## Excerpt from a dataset
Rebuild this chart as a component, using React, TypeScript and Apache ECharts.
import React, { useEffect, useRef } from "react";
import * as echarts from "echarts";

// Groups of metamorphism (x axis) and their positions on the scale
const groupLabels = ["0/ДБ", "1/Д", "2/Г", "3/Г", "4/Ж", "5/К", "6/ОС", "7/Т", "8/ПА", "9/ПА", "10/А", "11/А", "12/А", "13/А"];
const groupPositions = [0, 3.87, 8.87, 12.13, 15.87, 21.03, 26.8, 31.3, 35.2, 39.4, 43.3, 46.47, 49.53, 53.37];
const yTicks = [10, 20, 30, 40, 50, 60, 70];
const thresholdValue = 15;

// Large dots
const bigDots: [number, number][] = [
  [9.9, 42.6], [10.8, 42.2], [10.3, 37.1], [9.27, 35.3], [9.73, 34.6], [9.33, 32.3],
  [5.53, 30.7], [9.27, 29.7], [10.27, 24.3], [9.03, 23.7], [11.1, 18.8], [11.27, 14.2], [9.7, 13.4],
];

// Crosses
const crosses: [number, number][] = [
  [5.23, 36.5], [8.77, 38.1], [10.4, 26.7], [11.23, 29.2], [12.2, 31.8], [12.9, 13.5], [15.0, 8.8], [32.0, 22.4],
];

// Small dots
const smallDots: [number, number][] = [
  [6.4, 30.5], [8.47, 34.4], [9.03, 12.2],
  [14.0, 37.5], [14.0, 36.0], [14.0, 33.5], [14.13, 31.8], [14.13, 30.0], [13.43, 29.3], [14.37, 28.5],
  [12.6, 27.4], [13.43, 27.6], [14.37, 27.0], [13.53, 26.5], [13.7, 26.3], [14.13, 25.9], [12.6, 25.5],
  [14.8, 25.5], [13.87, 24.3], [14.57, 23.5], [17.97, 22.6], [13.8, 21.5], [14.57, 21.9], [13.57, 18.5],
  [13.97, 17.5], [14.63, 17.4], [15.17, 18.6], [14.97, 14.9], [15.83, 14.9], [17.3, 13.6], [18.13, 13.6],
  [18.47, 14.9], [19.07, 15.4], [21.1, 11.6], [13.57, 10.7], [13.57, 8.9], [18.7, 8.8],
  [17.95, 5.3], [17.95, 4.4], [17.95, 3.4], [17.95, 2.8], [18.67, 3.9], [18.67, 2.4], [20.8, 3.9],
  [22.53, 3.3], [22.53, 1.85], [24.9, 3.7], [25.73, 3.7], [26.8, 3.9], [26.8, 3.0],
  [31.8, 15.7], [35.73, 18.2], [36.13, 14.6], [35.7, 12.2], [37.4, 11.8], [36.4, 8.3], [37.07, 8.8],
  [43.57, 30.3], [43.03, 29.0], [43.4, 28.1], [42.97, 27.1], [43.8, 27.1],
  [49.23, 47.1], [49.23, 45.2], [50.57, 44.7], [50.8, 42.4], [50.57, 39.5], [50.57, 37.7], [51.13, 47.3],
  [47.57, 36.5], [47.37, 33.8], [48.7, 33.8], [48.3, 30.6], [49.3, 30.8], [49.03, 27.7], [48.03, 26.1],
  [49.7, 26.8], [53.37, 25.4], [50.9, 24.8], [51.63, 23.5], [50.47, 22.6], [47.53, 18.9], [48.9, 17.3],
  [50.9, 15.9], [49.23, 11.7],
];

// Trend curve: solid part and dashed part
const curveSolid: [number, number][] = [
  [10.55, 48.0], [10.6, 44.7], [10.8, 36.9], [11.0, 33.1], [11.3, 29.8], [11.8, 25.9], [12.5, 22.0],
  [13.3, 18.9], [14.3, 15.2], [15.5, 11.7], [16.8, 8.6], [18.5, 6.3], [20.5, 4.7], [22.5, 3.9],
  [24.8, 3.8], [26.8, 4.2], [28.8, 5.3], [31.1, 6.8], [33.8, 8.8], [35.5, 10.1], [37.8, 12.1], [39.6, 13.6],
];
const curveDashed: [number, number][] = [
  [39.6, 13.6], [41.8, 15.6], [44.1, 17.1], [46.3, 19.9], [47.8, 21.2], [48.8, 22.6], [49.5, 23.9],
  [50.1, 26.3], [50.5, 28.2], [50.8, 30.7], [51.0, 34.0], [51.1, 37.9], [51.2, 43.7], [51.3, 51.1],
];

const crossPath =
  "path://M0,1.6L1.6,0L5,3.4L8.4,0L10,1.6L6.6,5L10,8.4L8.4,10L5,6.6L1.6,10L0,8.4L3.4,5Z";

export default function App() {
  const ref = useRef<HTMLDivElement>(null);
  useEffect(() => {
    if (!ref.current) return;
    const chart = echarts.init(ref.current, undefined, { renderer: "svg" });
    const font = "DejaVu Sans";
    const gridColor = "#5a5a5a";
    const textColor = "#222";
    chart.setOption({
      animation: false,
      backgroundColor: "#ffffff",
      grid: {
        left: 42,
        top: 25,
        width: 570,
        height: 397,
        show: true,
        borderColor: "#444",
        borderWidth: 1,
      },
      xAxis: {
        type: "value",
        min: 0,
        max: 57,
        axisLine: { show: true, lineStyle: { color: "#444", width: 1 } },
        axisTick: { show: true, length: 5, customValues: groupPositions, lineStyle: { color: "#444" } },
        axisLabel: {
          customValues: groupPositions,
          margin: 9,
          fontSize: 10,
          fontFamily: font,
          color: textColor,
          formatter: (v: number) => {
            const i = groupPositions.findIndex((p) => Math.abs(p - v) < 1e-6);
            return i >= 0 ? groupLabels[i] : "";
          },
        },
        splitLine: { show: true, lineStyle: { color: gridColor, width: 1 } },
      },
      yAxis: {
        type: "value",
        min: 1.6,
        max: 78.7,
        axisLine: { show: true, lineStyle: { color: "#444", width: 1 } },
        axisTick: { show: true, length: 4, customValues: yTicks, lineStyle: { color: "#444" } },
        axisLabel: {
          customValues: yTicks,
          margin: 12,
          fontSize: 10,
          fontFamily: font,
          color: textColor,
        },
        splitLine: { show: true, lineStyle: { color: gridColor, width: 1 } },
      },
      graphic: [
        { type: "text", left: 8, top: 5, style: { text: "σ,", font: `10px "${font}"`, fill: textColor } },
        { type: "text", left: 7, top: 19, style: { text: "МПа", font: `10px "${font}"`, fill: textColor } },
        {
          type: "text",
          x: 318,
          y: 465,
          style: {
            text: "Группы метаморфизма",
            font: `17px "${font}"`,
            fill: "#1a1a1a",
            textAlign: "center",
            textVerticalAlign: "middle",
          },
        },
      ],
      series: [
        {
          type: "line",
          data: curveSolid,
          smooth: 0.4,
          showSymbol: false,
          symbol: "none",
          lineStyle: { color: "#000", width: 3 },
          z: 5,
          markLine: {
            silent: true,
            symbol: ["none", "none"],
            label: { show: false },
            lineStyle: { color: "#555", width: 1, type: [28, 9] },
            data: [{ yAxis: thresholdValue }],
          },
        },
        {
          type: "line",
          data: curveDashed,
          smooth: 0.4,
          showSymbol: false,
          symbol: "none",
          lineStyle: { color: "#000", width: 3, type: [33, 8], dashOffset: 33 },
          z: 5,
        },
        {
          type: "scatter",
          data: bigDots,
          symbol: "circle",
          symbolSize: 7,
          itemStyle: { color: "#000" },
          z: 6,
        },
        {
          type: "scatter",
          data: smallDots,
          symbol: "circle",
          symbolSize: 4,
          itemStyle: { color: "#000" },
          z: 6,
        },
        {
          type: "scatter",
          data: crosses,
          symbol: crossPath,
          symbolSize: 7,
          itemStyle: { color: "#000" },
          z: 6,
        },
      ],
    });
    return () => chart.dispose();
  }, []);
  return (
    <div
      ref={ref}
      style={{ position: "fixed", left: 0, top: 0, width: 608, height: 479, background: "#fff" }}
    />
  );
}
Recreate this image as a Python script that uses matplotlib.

## Stated task
All of the material above needs to be retyped word for word.

## Solution
Rebuild this chart as a component, using React, TypeScript and Apache ECharts.
import React, { useEffect, useRef } from "react";
import * as echarts from "echarts";

// Groups of metamorphism (x axis) and their positions on the scale
const groupLabels = ["0/ДБ", "1/Д", "2/Г", "3/Г", "4/Ж", "5/К", "6/ОС", "7/Т", "8/ПА", "9/ПА", "10/А", "11/А", "12/А", "13/А"];
const groupPositions = [0, 3.87, 8.87, 12.13, 15.87, 21.03, 26.8, 31.3, 35.2, 39.4, 43.3, 46.47, 49.53, 53.37];
const yTicks = [10, 20, 30, 40, 50, 60, 70];
const thresholdValue = 15;

// Large dots
const bigDots: [number, number][] = [
  [9.9, 42.6], [10.8, 42.2], [10.3, 37.1], [9.27, 35.3], [9.73, 34.6], [9.33, 32.3],
  [5.53, 30.7], [9.27, 29.7], [10.27, 24.3], [9.03, 23.7], [11.1, 18.8], [11.27, 14.2], [9.7, 13.4],
];

// Crosses
const crosses: [number, number][] = [
  [5.23, 36.5], [8.77, 38.1], [10.4, 26.7], [11.23, 29.2], [12.2, 31.8], [12.9, 13.5], [15.0, 8.8], [32.0, 22.4],
];

// Small dots
const smallDots: [number, number][] = [
  [6.4, 30.5], [8.47, 34.4], [9.03, 12.2],
  [14.0, 37.5], [14.0, 36.0], [14.0, 33.5], [14.13, 31.8], [14.13, 30.0], [13.43, 29.3], [14.37, 28.5],
  [12.6, 27.4], [13.43, 27.6], [14.37, 27.0], [13.53, 26.5], [13.7, 26.3], [14.13, 25.9], [12.6, 25.5],
  [14.8, 25.5], [13.87, 24.3], [14.57, 23.5], [17.97, 22.6], [13.8, 21.5], [14.57, 21.9], [13.57, 18.5],
  [13.97, 17.5], [14.63, 17.4], [15.17, 18.6], [14.97, 14.9], [15.83, 14.9], [17.3, 13.6], [18.13, 13.6],
  [18.47, 14.9], [19.07, 15.4], [21.1, 11.6], [13.57, 10.7], [13.57, 8.9], [18.7, 8.8],
  [17.95, 5.3], [17.95, 4.4], [17.95, 3.4], [17.95, 2.8], [18.67, 3.9], [18.67, 2.4], [20.8, 3.9],
  [22.53, 3.3], [22.53, 1.85], [24.9, 3.7], [25.73, 3.7], [26.8, 3.9], [26.8, 3.0],
  [31.8, 15.7], [35.73, 18.2], [36.13, 14.6], [35.7, 12.2], [37.4, 11.8], [36.4, 8.3], [37.07, 8.8],
  [43.57, 30.3], [43.03, 29.0], [43.4, 28.1], [42.97, 27.1], [43.8, 27.1],
  [49.23, 47.1], [49.23, 45.2], [50.57, 44.7], [50.8, 42.4], [50.57, 39.5], [50.57, 37.7], [51.13, 47.3],
  [47.57, 36.5], [47.37, 33.8], [48.7, 33.8], [48.3, 30.6], [49.3, 30.8], [49.03, 27.7], [48.03, 26.1],
  [49.7, 26.8], [53.37, 25.4], [50.9, 24.8], [51.63, 23.5], [50.47, 22.6], [47.53, 18.9], [48.9, 17.3],
  [50.9, 15.9], [49.23, 11.7],
];

// Trend curve: solid part and dashed part
const curveSolid: [number, number][] = [
  [10.55, 48.0], [10.6, 44.7], [10.8, 36.9], [11.0, 33.1], [11.3, 29.8], [11.8, 25.9], [12.5, 22.0],
  [13.3, 18.9], [14.3, 15.2], [15.5, 11.7], [16.8, 8.6], [18.5, 6.3], [20.5, 4.7], [22.5, 3.9],
  [24.8, 3.8], [26.8, 4.2], [28.8, 5.3], [31.1, 6.8], [33.8, 8.8], [35.5, 10.1], [37.8, 12.1], [39.6, 13.6],
];
const curveDashed: [number, number][] = [
  [39.6, 13.6], [41.8, 15.6], [44.1, 17.1], [46.3, 19.9], [47.8, 21.2], [48.8, 22.6], [49.5, 23.9],
  [50.1, 26.3], [50.5, 28.2], [50.8, 30.7], [51.0, 34.0], [51.1, 37.9], [51.2, 43.7], [51.3, 51.1],
];

const crossPath =
  "path://M0,1.6L1.6,0L5,3.4L8.4,0L10,1.6L6.6,5L10,8.4L8.4,10L5,6.6L1.6,10L0,8.4L3.4,5Z";

export default function App() {
  const ref = useRef<HTMLDivElement>(null);
  useEffect(() => {
    if (!ref.current) return;
    const chart = echarts.init(ref.current, undefined, { renderer: "svg" });
    const font = "DejaVu Sans";
    const gridColor = "#5a5a5a";
    const textColor = "#222";
    chart.setOption({
      animation: false,
      backgroundColor: "#ffffff",
      grid: {
        left: 42,
        top: 25,
        width: 570,
        height: 397,
        show: true,
        borderColor: "#444",
        borderWidth: 1,
      },
      xAxis: {
        type: "value",
        min: 0,
        max: 57,
        axisLine: { show: true, lineStyle: { color: "#444", width: 1 } },
        axisTick: { show: true, length: 5, customValues: groupPositions, lineStyle: { color: "#444" } },
        axisLabel: {
          customValues: groupPositions,
          margin: 9,
          fontSize: 10,
          fontFamily: font,
          color: textColor,
          formatter: (v: number) => {
            const i = groupPositions.findIndex((p) => Math.abs(p - v) < 1e-6);
            return i >= 0 ? groupLabels[i] : "";
          },
        },
        splitLine: { show: true, lineStyle: { color: gridColor, width: 1 } },
      },
      yAxis: {
        type: "value",
        min: 1.6,
        max: 78.7,
        axisLine: { show: true, lineStyle: { color: "#444", width: 1 } },
        axisTick: { show: true, length: 4, customValues: yTicks, lineStyle: { color: "#444" } },
        axisLabel: {
          customValues: yTicks,
          margin: 12,
          fontSize: 10,
          fontFamily: font,
          color: textColor,
        },
        splitLine: { show: true, lineStyle: { color: gridColor, width: 1 } },
      },
      graphic: [
        { type: "text", left: 8, top: 5, style: { text: "σ,", font: `10px "${font}"`, fill: textColor } },
        { type: "text", left: 7, top: 19, style: { text: "МПа", font: `10px "${font}"`, fill: textColor } },
        {
          type: "text",
          x: 318,
          y: 465,
          style: {
            text: "Группы метаморфизма",
            font: `17px "${font}"`,
            fill: "#1a1a1a",
            textAlign: "center",
            textVerticalAlign: "middle",
          },
        },
      ],
      series: [
        {
          type: "line",
          data: curveSolid,
          smooth: 0.4,
          showSymbol: false,
          symbol: "none",
          lineStyle: { color: "#000", width: 3 },
          z: 5,
          markLine: {
            silent: true,
            symbol: ["none", "none"],
            label: { show: false },
            lineStyle: { color: "#555", width: 1, type: [28, 9] },
            data: [{ yAxis: thresholdValue }],
          },
        },
        {
          type: "line",
          data: curveDashed,
          smooth: 0.4,
          showSymbol: false,
          symbol: "none",
          lineStyle: { color: "#000", width: 3, type: [33, 8], dashOffset: 33 },
          z: 5,
        },
        {
          type: "scatter",
          data: bigDots,
          symbol: "circle",
          symbolSize: 7,
          itemStyle: { color: "#000" },
          z: 6,
        },
        {
          type: "scatter",
          data: smallDots,
          symbol: "circle",
          symbolSize: 4,
          itemStyle: { color: "#000" },
          z: 6,
        },
        {
          type: "scatter",
          data: crosses,
          symbol: crossPath,
          symbolSize: 7,
          itemStyle: { color: "#000" },
          z: 6,
        },
      ],
    });
    return () => chart.dispose();
  }, []);
  return (
    <div
      ref={ref}
      style={{ position: "fixed", left: 0, top: 0, width: 608, height: 479, background: "#fff" }}
    />
  );
}
Recreate this image as a Python script that uses matplotlib.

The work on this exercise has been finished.